The Saga of Rumpville is a fair gauge of the literary taste of much of the hot rod cult, but it does point up the strong desire of the movement to prove that hot rodding has a helpful—and rightful—place in society. This is the constant theme of the Petersen magazines and the National Hot Rod Association, a close ally. The NHRA was founded in 1951 by Wally Parks, then the editor of Hot Rod Magazine and now the editorial director of Petersen Publications, with the help of a $1,500 loan from Petersen himself. Under Parks's guidance the NHRA has fought against shot rodding ("Names that include such words as 'Maniacs,' 'Killers,' 'Hell' or 'Wrecks' have a tendency to give the public the wrong impression of hot rodding") and sought to have hot rodding recognized as a safe, sane and useful sport. Since its founding NHRA has enrolled 100,000 members, all of whom are pledged to uphold the law, and it sanctions and insures 150 of the 250 drag strips in the country and runs a semiannual National Drags Championships and a National Custom Car Show.

Los Angeles, birthplace of the cult, continues to spawn fads. Five years ago hot rods in L.A. were tilted up in front. Now they are tilted up in back. In the East, which is generally reckoned as being three to five years behind in style, cars are still tilted up in front.

Color schemes change all the time. Five years ago flames on the hood were the thing. Then they suddenly went out, and scalloping came in. Pin striping followed, then paneling. Now the fad is to paint the car a solid "candy" or "pearl" color. Candy, made from toners and clears—the unmixed ingredients of pure paint—makes a finished job shine like a candied apple. Pearl, made from fish scales used in nail polish, not only gives clarity and polish but a satinlike sheen. " Indianapolis is going real wild for pearls and candy colors," says Dean Jeffries, a painter who claims to have been the first to pearl cars. "I've got quite a few of them lined up for this year. Jim Hurtubise, who set a record there, had an orchid pearl with candy burgundy scallops, and the crowd went wild over it, the women especially."

Larry Watson, another custom painter, is working on pearls that change color with the lighting. One pearl glows red in the sun and turns green in the shade, while another is blue in the light and gold in the dark. "Guys like to come down to my place, lock the doors and get high on the fumes of the lacquer," Watson says. "When I painted my '59, man, I got so high. I went out and got a haircut, man, and the guy was cutting burgundy-colored hair."

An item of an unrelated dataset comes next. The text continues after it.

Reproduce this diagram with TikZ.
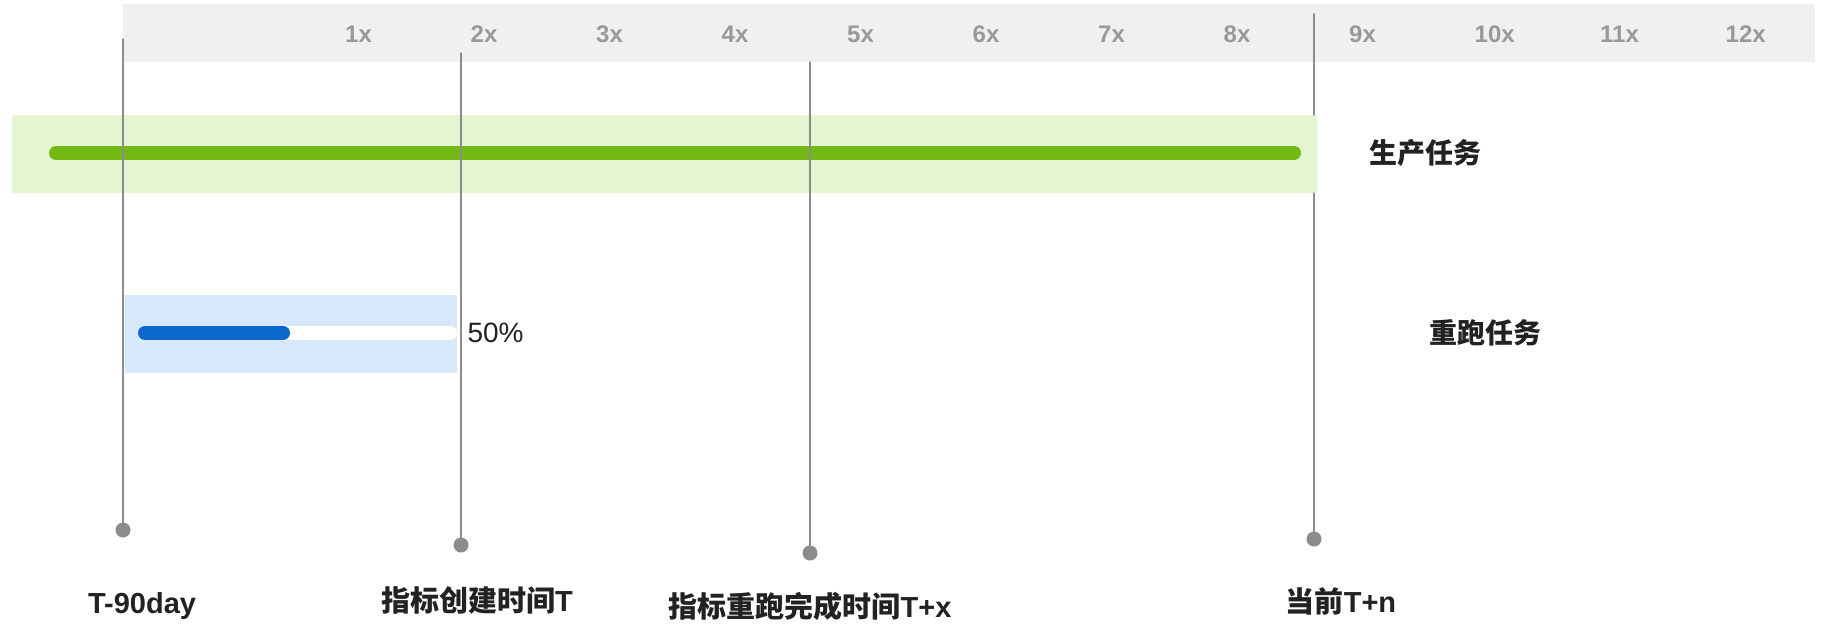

Like all cultists, hot rodders have their shrines. A favorite in the Los Angeles area is Harvey's Broiler, a drive-in in the suburb of Downey. Here high school hot rodders gather to partake of the glorified "chubby," a double hamburger, gape at one another's cars and check on the latest fads. On weekend nights hundreds of cars jam the parking lot, and eager drivers waiting for a berth circle the block. Occasionally an impatient driver races his engine twice in rapid succession, sending a throaty whoom-whoom into the soft night air. Instantly other drivers respond in automatic litany. In the old days this ritual, called "rapping the engine," was a challenge to a street race.

I visited Harvey's one rainy night with two guides, Lieut. Ron Root of Pomona and Sergeant Bob Thomas of Lynwood, both of whom serve on the Police Advisory Council for Car Clubs in Los Angeles County. From our car, I pointed questioningly to rods with huge rear tires. "They're racing slicks with no tread," Root said. "It's a fad." In turn, he pointed to a car that had no hub caps on the wheels. "That style," he said, "comes from the drag strips. The strips won't allow hub caps because they might come off and get in the way of an oncoming car."

Several cars had bongo drums on the rear window shelf. "It followed the beatnik craze," Root said with a shrug.

Thomas said some hot rodders prefer stuffed lions to the drums. "It was the answer to our making them take graduation tassles and baby shoes off the rear-view mirror," he said. Still other hot rodders encircle the mirror with a soft fur muff known as a "fuzzy."

"One of the things the kids do," said Root, "is to take a cocktail glass, fill it with acetate glue, put a red marble in it for a cherry or a green one for an olive, and glue the base of the glass to the dashboard and let her sit. Looks strange.